• The exercise: Leave out the pictures, and retype only the lines from the beginning of the material through the line that contains "-3.98, -3.28, -2.97];", including both.

####################

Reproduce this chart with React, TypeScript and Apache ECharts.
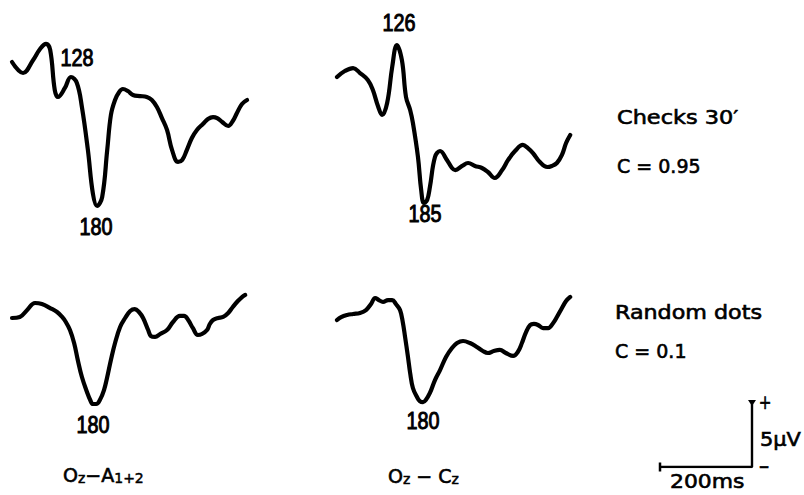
import React, { useEffect, useRef } from "react";
import * as echarts from "echarts";

// Latency (ms) and amplitude (µV, positive up) of the four evoked potentials
const timesChecksA = [0, 24, 46, 61, 74, 83, 93, 100, 115, 128, 141, 152, 165, 176, 185, 196, 207, 215, 224, 233, 241, 252, 263, 278, 293, 304, 315, 326, 337, 348, 361, 370, 380, 391, 402, 415, 426, 437, 446, 457, 470, 480, 489, 500, 511];
const valuesChecksA = [0, -0.86, 0.16, 1.02, 1.41, 0.94, -2.19, -2.73, -2.03, -1.17, -1.64, -3.52, -6.88, -10.31, -11.25, -10.55, -6.88, -4.14, -2.97, -2.34, -2.11, -2.27, -2.58, -2.66, -2.73, -2.97, -3.52, -4.38, -5.31, -6.88, -7.81, -7.66, -6.88, -5.94, -5.31, -4.84, -4.45, -4.3, -4.38, -4.69, -5.0, -4.61, -3.98, -3.28, -2.97];

const timesChecksC = [0, 17, 35, 50, 67, 78, 89, 98, 109, 120, 130, 141, 150, 159, 165, 176, 183, 189, 196, 202, 213, 224, 239, 250, 257, 272, 285, 300, 315, 328, 343, 359, 372, 387, 404, 415, 426, 441, 457, 467, 478, 489, 498, 507];
const valuesChecksC = [0, 0.47, 0.7, 0.31, -0.23, -1.02, -2.27, -2.97, -2.03, 0.78, 2.5, 1.33, -1.56, -2.58, -3.59, -6.25, -8.83, -9.84, -9.61, -8.59, -6.25, -5.78, -6.48, -7.11, -7.27, -6.95, -6.72, -6.95, -7.11, -7.42, -7.89, -7.27, -6.48, -5.78, -5.31, -5.55, -5.94, -6.64, -7.03, -6.95, -6.72, -6.09, -5.16, -4.53];

const timesDotsA = [0, 17, 33, 50, 65, 83, 98, 109, 117, 126, 135, 143, 152, 163, 170, 176, 183, 191, 200, 207, 215, 224, 235, 246, 257, 267, 276, 285, 296, 302, 311, 322, 337, 350, 365, 374, 383, 393, 404, 413, 424, 430, 437, 448, 459, 470, 480, 491, 500, 507];
const valuesDotsA = [0, 0.08, 0.63, 1.17, 1.09, 0.78, 0.47, 0.08, -0.31, -0.94, -1.95, -3.28, -4.61, -5.78, -6.41, -6.72, -6.72, -6.41, -5.63, -4.61, -3.28, -1.95, -0.7, 0, 0.55, 0.7, 0.47, 0, -0.94, -1.41, -1.48, -1.25, -0.94, -0.31, 0.16, 0.16, -0.16, -0.78, -1.33, -1.25, -0.94, -0.47, -0.16, 0, 0.08, 0.39, 0.86, 1.33, 1.64, 1.8];

const timesDotsC = [0, 9, 22, 35, 50, 63, 74, 83, 91, 100, 111, 120, 128, 137, 143, 148, 154, 159, 165, 174, 180, 187, 193, 202, 213, 224, 237, 250, 261, 274, 289, 304, 317, 328, 341, 354, 367, 383, 393, 402, 411, 420, 428, 437, 448, 459, 470, 478, 489, 498, 507];
const valuesDotsC = [0, 0.23, 0.39, 0.47, 0.55, 0.78, 1.25, 1.72, 1.56, 1.41, 1.56, 1.56, 1.25, 0.78, -0.16, -1.33, -2.81, -4.14, -5.31, -6.02, -6.33, -6.41, -6.25, -5.7, -4.69, -3.91, -2.89, -2.19, -1.8, -1.64, -1.8, -2.11, -2.42, -2.58, -2.42, -2.34, -2.58, -2.81, -2.5, -1.8, -0.94, -0.39, -0.31, -0.39, -0.63, -0.63, -0.23, 0.23, 0.94, 1.48, 1.8];

// Calibration bar: 200 ms horizontal, 5 µV vertical
const scaleTimes = [0, 200, 200];
const scaleVolts = [0, 0, 5];

// Peak latency labels
const latencyLabels = ["128", "180", "126", "185", "180", "180"];
const conditionTitles = ["Checks 30\u2032", "Random dots"];
const correlationLabels = ["C = 0.95", "C = 0.1"];

const PX_PER_MS = 0.46;
const PX_PER_UV = 12.8;
const T_MAX = 520;
const V_MIN = -12;
const V_MAX = 4;

const traceGrid = (left: number, zeroY: number) => ({
  left,
  top: zeroY - V_MAX * PX_PER_UV,
  width: T_MAX * PX_PER_MS,
  height: (V_MAX - V_MIN) * PX_PER_UV,
});

const NUM_FONT = "Liberation Sans";
const TXT_FONT = "DejaVu Sans";

export default function App() {
  const ref = useRef<HTMLDivElement>(null);

  useEffect(() => {
    document.body.style.margin = "0";
    if (!ref.current) return;
    const chart = echarts.init(ref.current, undefined, { renderer: "svg" });

    const traces = [
      { t: timesChecksA, v: valuesChecksA },
      { t: timesChecksC, v: valuesChecksC },
      { t: timesDotsA, v: valuesDotsA },
      { t: timesDotsC, v: valuesDotsC },
    ];
    const grids = [
      traceGrid(12, 62),
      traceGrid(337, 77),
      traceGrid(12, 318),
      traceGrid(337, 320),
      { left: 660, top: 403, width: 200 * PX_PER_MS, height: 5 * PX_PER_UV },
    ];

    const xAxes: any[] = grids.map((_, i) => ({
      type: "value",
      gridIndex: i,
      min: 0,
      max: i < 4 ? T_MAX : 200,
      show: false,
    }));
    const yAxes: any[] = grids.map((_, i) => ({
      type: "value",
      gridIndex: i,
      min: i < 4 ? V_MIN : 0,
      max: i < 4 ? V_MAX : 5,
      show: false,
    }));

    const series: any[] = traces.map((tr, i) => ({
      type: "line",
      xAxisIndex: i,
      yAxisIndex: i,
      data: tr.t.map((t, k) => [t, tr.v[k]]),
      symbol: "none",
      smooth: 0.4,
      lineStyle: { color: "#000", width: 4.2, cap: "round", join: "round" },
      silent: true,
    }));

    series.push({
      type: "line",
      xAxisIndex: 4,
      yAxisIndex: 4,
      showSymbol: true,
      data: scaleTimes.map((t, k) => {
        const item: any = { value: [t, scaleVolts[k]], symbol: "none" };
        if (k === 0) {
          item.symbol = "rect";
          item.symbolSize = [2.5, 9];
        }
        if (k === scaleTimes.length - 1) {
          item.symbol = "triangle";
          item.symbolSize = [8, 6];
          item.symbolRotate = 180;
        }
        return item;
      }),
      lineStyle: { color: "#000", width: 2.4 },
      itemStyle: { color: "#000" },
      silent: true,
    });

    const num = (text: string, x: number, y: number) => ({
      type: "text",
      x,
      y,
      scaleX: 0.86,
      style: {
        text,
        fontFamily: NUM_FONT,
        fontWeight: "normal",
        fontSize: 23,
        fill: "#000",
        stroke: "#000",
        lineWidth: 1,
        textAlign: "center",
        textVerticalAlign: "middle",
      },
    });
    const txt = (text: string, x: number, y: number, scaleX = 1, align = "left") => ({
      type: "text",
      x,
      y,
      scaleX,
      style: {
        text,
        fontFamily: TXT_FONT,
        fontSize: 19,
        fill: "#000",
        stroke: "#000",
        lineWidth: 0.6,
        textAlign: align,
        textVerticalAlign: "middle",
      },
    });
    const sub = (parts: string) => ({
      type: "text",
      x: 0,
      y: 0,
      style: {
        text: parts,
        fill: "#000",
        textAlign: "left",
        textVerticalAlign: "middle",
        rich: {
          b: { fontFamily: TXT_FONT, fontSize: 19, lineHeight: 20, fill: "#000", stroke: "#000", lineWidth: 0.6, verticalAlign: "middle" },
          s: { fontFamily: TXT_FONT, fontSize: 14, lineHeight: 14, fill: "#000", stroke: "#000", lineWidth: 0.5, verticalAlign: "bottom" },
        },
      },
    });

    const graphic: any[] = [
      num(latencyLabels[0], 77, 58),
      num(latencyLabels[1], 96, 227),
      num(latencyLabels[2], 399, 23),
      num(latencyLabels[3], 425, 214),
      num(latencyLabels[4], 93, 425),
      num(latencyLabels[5], 423, 421),
      txt(conditionTitles[0], 617, 118, 1.18),
      txt(correlationLabels[0], 617, 166),
      txt(conditionTitles[1], 615, 313, 1.17),
      txt(correlationLabels[1], 615, 351),
      { ...sub("{b|O}{s|z}{b|\u2212A}{s|1+2}"), x: 63, y: 475 },
      { ...sub("{b|O}{s|z}{b| \u2212 C}{s|z}"), x: 388, y: 476 },
      txt("5\u00b5V", 760, 439, 1.1),
      txt("200ms", 670, 482, 1.15),
      txt("+", 765, 402, 0.8, "center"),
      txt("\u2212", 764, 467, 0.7, "center"),
    ];

    chart.setOption({
      animation: false,
      backgroundColor: "#fff",
      grid: grids,
      xAxis: xAxes,
      yAxis: yAxes,
      series,
      graphic,
    });

    return () => chart.dispose();
  }, []);

  return <div ref={ref} style={{ width: 804, height: 495 }} />;
}
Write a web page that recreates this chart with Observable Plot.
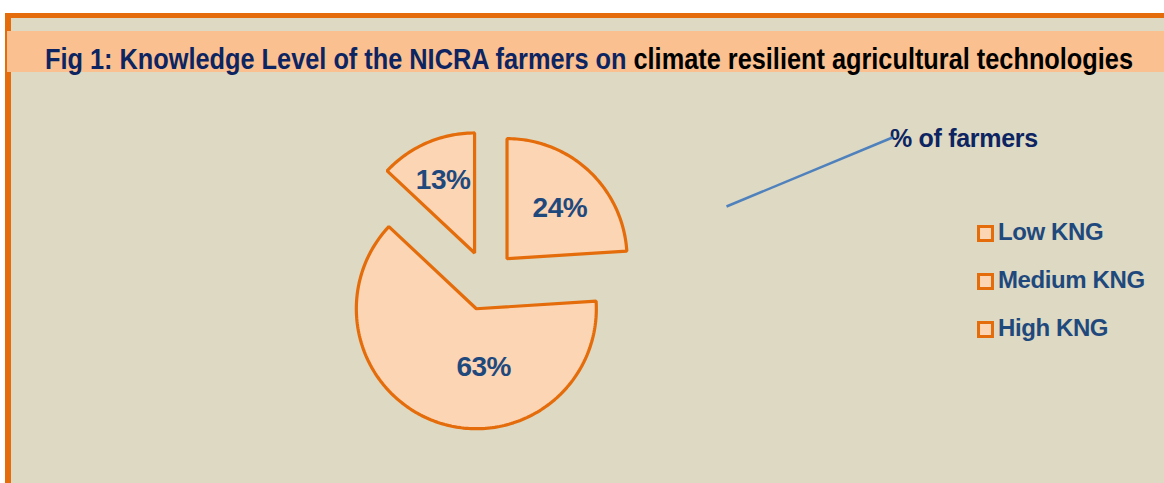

####################

• Output for this exercise:
Reproduce this chart with React, TypeScript and Apache ECharts.
import React, { useEffect, useRef } from "react";
import * as echarts from "echarts";

// Latency (ms) and amplitude (µV, positive up) of the four evoked potentials
const timesChecksA = [0, 24, 46, 61, 74, 83, 93, 100, 115, 128, 141, 152, 165, 176, 185, 196, 207, 215, 224, 233, 241, 252, 263, 278, 293, 304, 315, 326, 337, 348, 361, 370, 380, 391, 402, 415, 426, 437, 446, 457, 470, 480, 489, 500, 511];
const valuesChecksA = [0, -0.86, 0.16, 1.02, 1.41, 0.94, -2.19, -2.73, -2.03, -1.17, -1.64, -3.52, -6.88, -10.31, -11.25, -10.55, -6.88, -4.14, -2.97, -2.34, -2.11, -2.27, -2.58, -2.66, -2.73, -2.97, -3.52, -4.38, -5.31, -6.88, -7.81, -7.66, -6.88, -5.94, -5.31, -4.84, -4.45, -4.3, -4.38, -4.69, -5.0, -4.61, -3.98, -3.28, -2.97];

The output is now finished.